An Russlands derzeitiger Wirtschaftskrise seien nicht nur niedrige Ölpreise und westliche Sanktionen schuld, sagte Gref. «Es ist klar, dass wir Reformen zu lange hinausgezögert haben.» Er zielt dabei direkt auf die Politik: «Das Wichtigste wäre, dass die Staatsmacht sich selbst reformiert und effektiver wird.» Erst dann könnten andere Reformen in der Justiz, bei der Sicherung von Eigentumsrechten, beim Abbau von Bürokratie und im Rentensystem gelingen.

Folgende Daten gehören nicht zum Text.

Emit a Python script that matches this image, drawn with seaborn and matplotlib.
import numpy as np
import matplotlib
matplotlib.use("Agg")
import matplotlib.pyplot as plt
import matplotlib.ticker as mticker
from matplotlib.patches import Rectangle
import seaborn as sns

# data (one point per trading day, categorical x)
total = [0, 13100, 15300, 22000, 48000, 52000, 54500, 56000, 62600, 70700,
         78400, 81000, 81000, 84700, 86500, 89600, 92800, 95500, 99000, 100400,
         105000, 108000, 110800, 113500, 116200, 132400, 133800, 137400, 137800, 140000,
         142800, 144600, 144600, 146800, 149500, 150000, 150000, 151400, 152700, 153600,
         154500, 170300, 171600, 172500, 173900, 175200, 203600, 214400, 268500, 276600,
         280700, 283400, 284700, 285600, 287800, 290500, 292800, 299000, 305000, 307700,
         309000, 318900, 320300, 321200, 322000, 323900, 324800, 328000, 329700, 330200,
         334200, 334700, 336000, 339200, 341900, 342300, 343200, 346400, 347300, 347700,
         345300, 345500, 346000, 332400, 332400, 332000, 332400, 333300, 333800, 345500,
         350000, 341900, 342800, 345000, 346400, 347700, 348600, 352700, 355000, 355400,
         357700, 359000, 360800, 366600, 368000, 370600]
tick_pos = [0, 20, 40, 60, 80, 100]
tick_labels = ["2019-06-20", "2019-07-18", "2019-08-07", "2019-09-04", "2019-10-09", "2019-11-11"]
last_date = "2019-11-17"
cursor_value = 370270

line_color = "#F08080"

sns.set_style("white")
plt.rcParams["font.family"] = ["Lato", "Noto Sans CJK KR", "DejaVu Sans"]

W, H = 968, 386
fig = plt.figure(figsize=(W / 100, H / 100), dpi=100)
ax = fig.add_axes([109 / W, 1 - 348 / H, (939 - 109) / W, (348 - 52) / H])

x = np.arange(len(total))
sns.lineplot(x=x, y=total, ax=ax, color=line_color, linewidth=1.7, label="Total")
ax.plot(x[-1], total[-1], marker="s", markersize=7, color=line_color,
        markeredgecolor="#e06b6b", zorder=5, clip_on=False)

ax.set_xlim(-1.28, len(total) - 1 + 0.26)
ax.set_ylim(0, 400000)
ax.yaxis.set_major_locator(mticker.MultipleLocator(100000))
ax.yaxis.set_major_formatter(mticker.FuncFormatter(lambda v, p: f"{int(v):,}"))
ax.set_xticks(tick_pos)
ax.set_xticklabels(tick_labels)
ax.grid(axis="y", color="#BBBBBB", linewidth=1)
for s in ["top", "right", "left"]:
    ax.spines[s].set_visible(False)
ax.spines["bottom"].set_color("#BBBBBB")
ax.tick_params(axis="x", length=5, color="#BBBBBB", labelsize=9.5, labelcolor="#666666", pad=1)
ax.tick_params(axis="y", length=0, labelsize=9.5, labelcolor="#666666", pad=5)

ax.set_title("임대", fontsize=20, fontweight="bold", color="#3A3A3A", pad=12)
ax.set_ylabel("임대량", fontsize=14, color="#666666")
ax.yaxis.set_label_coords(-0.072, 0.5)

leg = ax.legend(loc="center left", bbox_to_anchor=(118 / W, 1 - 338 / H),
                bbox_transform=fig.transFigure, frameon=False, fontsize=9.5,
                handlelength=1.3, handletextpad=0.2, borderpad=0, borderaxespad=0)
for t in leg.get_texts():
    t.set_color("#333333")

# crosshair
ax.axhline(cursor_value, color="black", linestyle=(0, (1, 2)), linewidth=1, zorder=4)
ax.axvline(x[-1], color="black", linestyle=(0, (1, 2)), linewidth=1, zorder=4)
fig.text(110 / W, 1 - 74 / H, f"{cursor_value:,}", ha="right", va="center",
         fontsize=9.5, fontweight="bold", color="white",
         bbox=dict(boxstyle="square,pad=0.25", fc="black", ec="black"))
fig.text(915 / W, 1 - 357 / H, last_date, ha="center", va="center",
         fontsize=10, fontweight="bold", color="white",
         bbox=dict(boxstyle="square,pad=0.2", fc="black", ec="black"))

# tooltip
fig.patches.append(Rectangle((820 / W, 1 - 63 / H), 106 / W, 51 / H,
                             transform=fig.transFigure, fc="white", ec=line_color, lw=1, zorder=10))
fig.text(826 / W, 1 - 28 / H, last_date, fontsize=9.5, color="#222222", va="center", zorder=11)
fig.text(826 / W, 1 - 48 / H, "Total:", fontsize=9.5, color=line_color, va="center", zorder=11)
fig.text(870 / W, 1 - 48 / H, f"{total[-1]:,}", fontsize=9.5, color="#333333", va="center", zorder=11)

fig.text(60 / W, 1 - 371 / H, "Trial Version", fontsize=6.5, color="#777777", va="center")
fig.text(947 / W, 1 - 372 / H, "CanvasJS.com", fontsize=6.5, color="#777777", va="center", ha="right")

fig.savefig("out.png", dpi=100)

Allerdings hat Präsident Wladimir Putin die Diversifizierung auch in den ersten Amtsjahren nicht angepackt, als der Ölpreis noch hoch war. Gref war von 2000 bis 2007 als Minister für wirtschaftliche Entwicklung und Handel verantwortlich. Trotzdem sieht er für die nächsten Jahre eine Chance auf Veränderungen, weil der Druck höher sei: Die Angst gehe um, dass das Geld ausgehe, Öl und Gas weniger gefragt seien, die Wirtschaft nicht mehr wachsen werde. «Das könnte die treibende Kraft für Reformen werden.»

In Russland geben seit Jahren Vertreter der Geheimdienste den Ton an, sie beherrschen auch die Rohstoffwirtschaft. Trotzdem hält Kremlchef Putin wirtschaftsliberale Politiker wie Gref oder Ex-Finanzminister Alexej Kudrin in Reserve. Er setzt auch auf ihren Rat. Gref will nach eigener Aussage aber nicht in die Politik zurückkehren.

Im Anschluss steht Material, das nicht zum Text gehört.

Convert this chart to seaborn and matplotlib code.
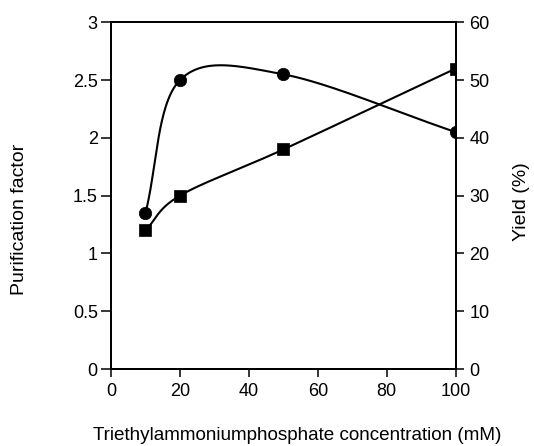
import numpy as np
import pandas as pd
import matplotlib
matplotlib.use("Agg")
import matplotlib.pyplot as plt
import seaborn as sns

# Data
conc = [10, 20, 50, 100]
purification = [1.35, 2.5, 2.55, 2.05]
yield_pct = [24, 30, 38, 52]
x_ticks = [0, 20, 40, 60, 80, 100]
left_ticks = [0, 0.5, 1, 1.5, 2, 2.5, 3]
left_labels = ["0", "0.5", "1", "1.5", "2", "2.5", "3"]
right_ticks = [0, 10, 20, 30, 40, 50, 60]

FIG_W, FIG_H = 534, 446
L, R, T, B = 111, 455.7, 22.3, 369.0
AX_W, AX_H = R - L, B - T


def catmull_rom(x, y, xmax, ymax, n=60):
    # parametric Catmull-Rom in screen space
    P = np.column_stack([np.asarray(x, float) / xmax * AX_W,
                         np.asarray(y, float) / ymax * AX_H])
    k = len(P)
    tang = np.zeros_like(P)
    for i in range(k):
        if i == 0:
            tang[i] = P[1] - P[0]
        elif i == k - 1:
            tang[i] = P[-1] - P[-2]
        else:
            tang[i] = (P[i + 1] - P[i - 1]) / 2
    pts = []
    t = np.linspace(0, 1, n)
    h00 = 2 * t**3 - 3 * t**2 + 1
    h10 = t**3 - 2 * t**2 + t
    h01 = -2 * t**3 + 3 * t**2
    h11 = t**3 - t**2
    for i in range(k - 1):
        seg = (h00[:, None] * P[i] + h10[:, None] * tang[i]
               + h01[:, None] * P[i + 1] + h11[:, None] * tang[i + 1])
        pts.append(seg if i == 0 else seg[1:])
    pts = np.vstack(pts)
    return pts[:, 0] / AX_W * xmax, pts[:, 1] / AX_H * ymax


sns.set_theme(style="white")
plt.rcParams["font.family"] = ["Liberation Sans", "DejaVu Sans"]

fig = plt.figure(figsize=(FIG_W / 100, FIG_H / 100), dpi=100)
ax = fig.add_axes([L / FIG_W, 1 - B / FIG_H, AX_W / FIG_W, AX_H / FIG_H])
ax2 = ax.twinx()

df = pd.DataFrame({"conc": conc, "pf": purification, "yl": yield_pct})

xs, ys = catmull_rom(conc, purification, 100, 3)
ax.plot(xs, ys, color="black", lw=1.5)
sns.scatterplot(data=df, x="conc", y="pf", ax=ax, color="black", marker="o", s=80,
                edgecolor="black", linewidth=0.5, zorder=5)

xs2, ys2 = catmull_rom(conc, yield_pct, 100, 60)
ax2.plot(xs2, ys2, color="black", lw=1.5)
sns.scatterplot(data=df, x="conc", y="yl", ax=ax2, color="black", marker="s", s=85,
                edgecolor="black", linewidth=0.5, zorder=5)

ax.set_xlim(0, 100)
ax.set_ylim(0, 3)
ax2.set_ylim(0, 60)
ax.set_xticks(x_ticks)
ax.set_yticks(left_ticks)
ax.set_yticklabels(left_labels)
ax2.set_yticks(right_ticks)

fs = 13
for a in (ax, ax2):
    for s in a.spines.values():
        s.set_color("black")
        s.set_linewidth(1.3)
ax.tick_params(axis="y", direction="out", length=7, width=1.1, color="black",
               labelsize=fs, labelcolor="black", pad=2.5, left=True)
ax.tick_params(axis="x", direction="out", length=6, width=1.1, color="black",
               labelsize=fs, labelcolor="black", pad=4, bottom=True)
ax2.tick_params(axis="y", direction="out", length=6, width=1.1, color="black",
                labelsize=fs, labelcolor="black", pad=4, right=True)

ax.set_xlabel("Triethylammoniumphosphate concentration (mM)", fontsize=13.6,
              color="black", va="center")
ax.xaxis.set_label_coords((297 - L) / AX_W, (B - 435) / AX_H)
ax.set_ylabel("Purification factor", fontsize=14, color="black", va="center")
ax.yaxis.set_label_coords((19 - L) / AX_W, (B - 219) / AX_H)
ax2.set_ylabel("Yield (%)", fontsize=14, color="black", va="center")
ax2.yaxis.set_label_coords((522 - L) / AX_W, (B - 202) / AX_H)

fig.savefig("out.png", dpi=100)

«Das vergangene Jahr war das schwerste für uns», sagte er zur Lage der Sberbank, die knapp ein Drittel des russischen Bankensektors ausmacht. Der Gewinn sei 2015 um ein Viertel auf 222,9 Milliarden Rubel (3,1 Mrd Euro) geschrumpft. «Wir haben aber gelernt, in einer Situation zu leben, in der es kein westliches Geld gibt.»

Die Finanzsanktionen der EU und USA - verhängt wegen des russischen Vorgehens gegen die Ukraine - unterbinden alle Geschäfte mit westlichen Banken, die länger als 30 Tage laufen. Im ersten Quartal 2016 verdiente die staatlich kontrollierte Sberbank 117,7 Milliarden Rubel (1,6 Mrd Euro).

«Unsere Zukunft wird, glaube ich, nicht im Investmentbanking, sondern im Internetbanking liegen», sagte Gref zur Strategie. Die Sberbank habe bereits 30 Millionen Kunden für mobiles Banking, sie wolle diese Serviceangebote weiter ausbauen. «99 Prozent der Transaktionen unserer Firmenkunden werden online abgewickelt, bei Privatkunden sind es 30 Prozent.» Das bisherige Netz von rund 16.000 Filialen - das größte in Russland - werde im Gegenzug schrumpfen.